By Will Verboven, Contributing Editor
The export cattle and beef trade is a topic dear to my heart, being that trade is rather crucial to Canada as it’s 50 percent of our production. Compare that to U.S. beef exports that may be 14 percent of its production. Clearly, the Canadian beef industry lives and dies on exporting cattle and beef, and the United States is the destination of almost 70 percent of Canadian beef exports. Therefore, Canada is keen to diversify its beef export markets beyond the United States – but it’s not an easy exercise.
Most beef importing countries impose restrictions or demand tradeoffs on beef imports, not just from Canada but also the United States. The two countries compete with each other in those offshore export markets. Curiously, in most of those markets, the two export giants JBS and Cargill sell both Canadian and American export beef at the same time. Being North American beef is virtually all the same. One is intrigued by how this works as offshore buyers would try to play one against the other. I suspect it results in lower prices for both national beef suppliers and, in the end, cattle producers in both countries.
One country’s export advantage over the other is usually which one has the more favorable trade treaty with the importing country. That’s where Canada is disadvantaged; Canadian trade negotiators always seem ready to trade off beef exports for some other dubious trade agreement benefit. Only the present North American free trade agreement – the U.S.-Mexico-Canada Agreement – allows for actual cattle and beef free trade; many other trade deals Canada has made involve restrictions or quota limits on Canadian beef exports.

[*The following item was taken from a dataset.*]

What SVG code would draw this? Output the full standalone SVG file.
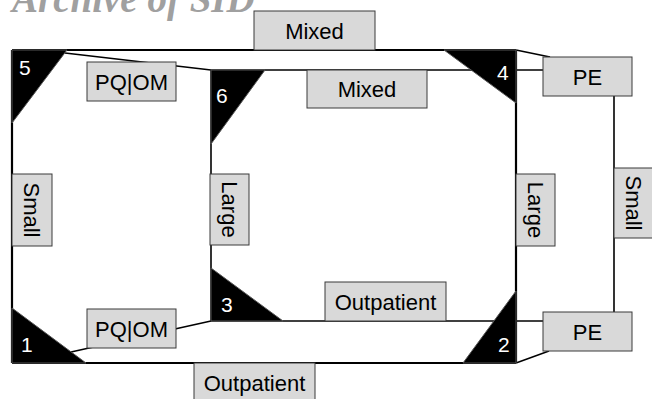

The most egregious example of beef trade barriers within a so-called free trade agreement is the Canada/European Union (EU) free trade agreement known as CETA. The U.S. beef industry needs to be forewarned about how bad CETA is for Canadian beef exports and that they not fall into the same nasty trap if they ever consider a U.S./EU free trade agreement. EU trade officials are devious and have a history of outsmarting beef exporters with empty promises and conniving hidden trade barriers. Let me cite the latest bit of EU treachery that has seen history repeat itself with Irish beef exports to Canada.
In 1986, Canada imposed countervailing tariffs against a flood of subsidized Irish beef imports. Those tariffs were achieved only after intense lobbying by the Canadian Cattlemen’s Association (CCA). Fortunately, that countervail action was greatly assisted by the United States, who claimed those subsidized Irish imports were displacing Canadian cattle into the United States and lowering their cow meat prices. If it wasn’t for that American pressure on the Canadian government, those tariffs might never have been implemented.
Once those tariffs were implemented, Irish beef exports to Canada ceased. Well, history seems to repeat itself, and according to the Irish Times newspaper, Ireland exported more than $20 million of beef to Canada in 2020, up from $3.4 million in 2017, and zero exports before the implementation of the Canada/EU free trade agreement. In comparison, Canada exported only $15 million of beef to the whole EU, excluding the United Kingdom (UK). Irish beef imports into Canada are back with a vengeance, and this time Canada has only itself to blame.
What’s worse this time is that the Canadian beef industry does not have a countervail trade action available to stop the subsidized Irish beef onslaught since Canada signed CETA that allows for unfettered and unlimited amounts of EU beef imports (that would be from Ireland) into Canada. The so-called free trade arrangement is not reciprocal; the EU does not allow unlimited and unfettered Canadian beef export access to the EU. In fact, the EU placed a 50,000-tonne quota limit on Canadian beef imports, which in retrospect looks laughable as Canada exported fewer than 900 tonnes to the EU in 2020.
The cause of that is CETA has loopholes allowing the EU to erect technical, health, food safety and logistical barriers on beef imports from Canada. I suspect the CCA was all too aware that this would happen but were somewhat powerless to stop it as Canadian trade negotiators were prepared to sell out Canadian beef in their desperation to achieve a trade deal with the EU. They did just that by not insisting that the EU give up its bag of tricks that it uses to restrict Canadian beef imports.
There probably are logistical/technical ways for Canada to restrict Irish beef imports, perhaps using some of the EU’s own devious trade barriers, but that won’t happen. Canada is too fearful of upsetting the EU and is known as the “boy scout” of international trade. It’s been noted that since the UK left the EU, there is now an opportunity for Canada to negotiate a free trade deal with the UK that would eliminate the beef import barrier outrages from the CETA deal. But alas, I suspect that will be an uphill battle as UK trade officials may well have been part of the original CETA negotiations and understand how well the CETA-connected beef barriers favored the EU. They will understandably want the same deal in a Canada/UK free trade deal.
The U.S. beef industry should be forewarned – beware “free” does not mean “free” to the EU when it comes to beef imports.